Start of LISTED ENTRIES

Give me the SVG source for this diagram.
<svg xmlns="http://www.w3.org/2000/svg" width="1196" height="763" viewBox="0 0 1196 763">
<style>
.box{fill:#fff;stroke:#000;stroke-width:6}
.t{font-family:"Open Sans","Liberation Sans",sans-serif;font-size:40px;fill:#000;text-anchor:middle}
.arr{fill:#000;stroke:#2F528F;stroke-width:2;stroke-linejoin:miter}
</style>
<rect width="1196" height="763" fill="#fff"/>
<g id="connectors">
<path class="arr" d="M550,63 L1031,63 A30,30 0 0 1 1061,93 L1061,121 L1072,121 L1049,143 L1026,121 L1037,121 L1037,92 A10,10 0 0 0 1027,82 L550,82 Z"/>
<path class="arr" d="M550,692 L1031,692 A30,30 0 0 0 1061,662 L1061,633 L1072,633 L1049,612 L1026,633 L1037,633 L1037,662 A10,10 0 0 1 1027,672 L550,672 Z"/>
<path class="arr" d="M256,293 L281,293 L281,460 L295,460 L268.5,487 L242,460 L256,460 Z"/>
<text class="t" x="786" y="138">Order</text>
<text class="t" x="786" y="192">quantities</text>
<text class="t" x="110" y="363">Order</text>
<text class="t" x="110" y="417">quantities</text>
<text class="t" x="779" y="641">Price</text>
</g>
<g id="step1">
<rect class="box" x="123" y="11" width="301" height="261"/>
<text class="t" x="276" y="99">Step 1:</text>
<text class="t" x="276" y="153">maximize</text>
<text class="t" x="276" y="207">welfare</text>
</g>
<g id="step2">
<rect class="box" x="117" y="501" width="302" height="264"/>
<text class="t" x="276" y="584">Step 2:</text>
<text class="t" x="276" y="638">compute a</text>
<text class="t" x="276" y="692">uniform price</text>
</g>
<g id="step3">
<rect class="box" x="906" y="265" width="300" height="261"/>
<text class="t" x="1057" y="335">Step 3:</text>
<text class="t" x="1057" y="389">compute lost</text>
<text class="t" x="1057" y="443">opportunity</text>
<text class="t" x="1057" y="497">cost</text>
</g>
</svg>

End of LISTED ENTRIES
Start of LISTED ENTRIES

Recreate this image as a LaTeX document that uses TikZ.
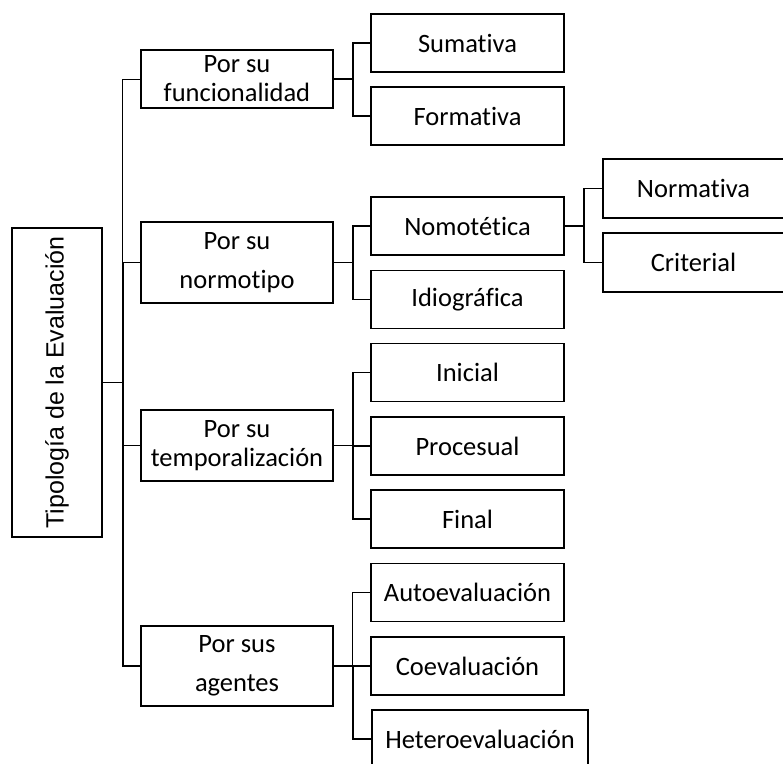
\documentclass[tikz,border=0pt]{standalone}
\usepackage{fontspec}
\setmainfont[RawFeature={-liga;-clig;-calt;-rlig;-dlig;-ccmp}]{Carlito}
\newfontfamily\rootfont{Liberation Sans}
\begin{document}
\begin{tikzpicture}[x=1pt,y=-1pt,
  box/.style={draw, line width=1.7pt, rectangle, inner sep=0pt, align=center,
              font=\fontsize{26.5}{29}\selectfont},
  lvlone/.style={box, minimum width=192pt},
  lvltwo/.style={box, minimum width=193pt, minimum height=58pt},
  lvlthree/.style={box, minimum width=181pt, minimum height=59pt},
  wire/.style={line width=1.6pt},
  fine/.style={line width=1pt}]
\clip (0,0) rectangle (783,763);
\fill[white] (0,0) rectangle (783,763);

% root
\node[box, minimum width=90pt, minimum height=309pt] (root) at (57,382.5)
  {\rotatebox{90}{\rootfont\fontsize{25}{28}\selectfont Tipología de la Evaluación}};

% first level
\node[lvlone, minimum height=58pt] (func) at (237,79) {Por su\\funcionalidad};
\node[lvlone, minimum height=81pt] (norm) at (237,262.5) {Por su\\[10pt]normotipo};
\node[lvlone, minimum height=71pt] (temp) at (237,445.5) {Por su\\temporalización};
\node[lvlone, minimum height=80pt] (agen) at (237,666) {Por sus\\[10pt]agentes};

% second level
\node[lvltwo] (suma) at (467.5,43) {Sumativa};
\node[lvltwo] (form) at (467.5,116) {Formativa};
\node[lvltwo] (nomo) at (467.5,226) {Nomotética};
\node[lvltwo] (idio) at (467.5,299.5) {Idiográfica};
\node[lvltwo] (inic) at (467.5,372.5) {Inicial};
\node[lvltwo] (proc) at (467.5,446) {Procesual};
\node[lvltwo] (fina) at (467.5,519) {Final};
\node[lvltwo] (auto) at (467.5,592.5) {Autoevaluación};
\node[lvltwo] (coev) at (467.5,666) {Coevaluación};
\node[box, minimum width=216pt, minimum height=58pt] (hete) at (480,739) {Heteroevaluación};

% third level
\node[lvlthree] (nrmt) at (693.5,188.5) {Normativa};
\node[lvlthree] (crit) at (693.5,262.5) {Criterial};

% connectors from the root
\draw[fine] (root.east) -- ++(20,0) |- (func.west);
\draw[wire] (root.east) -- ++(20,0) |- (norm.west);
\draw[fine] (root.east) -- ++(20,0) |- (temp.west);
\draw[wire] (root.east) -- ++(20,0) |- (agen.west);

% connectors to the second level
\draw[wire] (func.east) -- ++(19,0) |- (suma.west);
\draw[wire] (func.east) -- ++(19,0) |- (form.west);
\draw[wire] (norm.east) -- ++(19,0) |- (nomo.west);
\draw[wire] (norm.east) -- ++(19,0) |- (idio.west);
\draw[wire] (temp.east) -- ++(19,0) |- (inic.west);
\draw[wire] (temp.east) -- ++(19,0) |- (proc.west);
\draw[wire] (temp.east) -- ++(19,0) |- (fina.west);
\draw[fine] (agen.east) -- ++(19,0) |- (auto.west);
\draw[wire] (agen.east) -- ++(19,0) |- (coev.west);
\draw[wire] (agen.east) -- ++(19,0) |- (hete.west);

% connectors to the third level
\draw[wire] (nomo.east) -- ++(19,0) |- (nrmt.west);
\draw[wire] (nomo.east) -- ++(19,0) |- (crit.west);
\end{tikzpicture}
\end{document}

End of LISTED ENTRIES

> _WHAT YOU SHOULD DO_: In the listing above, find the line with "Recreate this image" and the line with "minimum height=80pt] (agen)". Copy exactly those two and every line between, without the pictures.

> _FULL SOLUTION_:
Recreate this image as a LaTeX document that uses TikZ.
\documentclass[tikz,border=0pt]{standalone}
\usepackage{fontspec}
\setmainfont[RawFeature={-liga;-clig;-calt;-rlig;-dlig;-ccmp}]{Carlito}
\newfontfamily\rootfont{Liberation Sans}
\begin{document}
\begin{tikzpicture}[x=1pt,y=-1pt,
  box/.style={draw, line width=1.7pt, rectangle, inner sep=0pt, align=center,
              font=\fontsize{26.5}{29}\selectfont},
  lvlone/.style={box, minimum width=192pt},
  lvltwo/.style={box, minimum width=193pt, minimum height=58pt},
  lvlthree/.style={box, minimum width=181pt, minimum height=59pt},
  wire/.style={line width=1.6pt},
  fine/.style={line width=1pt}]
\clip (0,0) rectangle (783,763);
\fill[white] (0,0) rectangle (783,763);

% root
\node[box, minimum width=90pt, minimum height=309pt] (root) at (57,382.5)
  {\rotatebox{90}{\rootfont\fontsize{25}{28}\selectfont Tipología de la Evaluación}};

% first level
\node[lvlone, minimum height=58pt] (func) at (237,79) {Por su\\funcionalidad};
\node[lvlone, minimum height=81pt] (norm) at (237,262.5) {Por su\\[10pt]normotipo};
\node[lvlone, minimum height=71pt] (temp) at (237,445.5) {Por su\\temporalización};
\node[lvlone, minimum height=80pt] (agen) at (237,666) {Por sus\\[10pt]agentes};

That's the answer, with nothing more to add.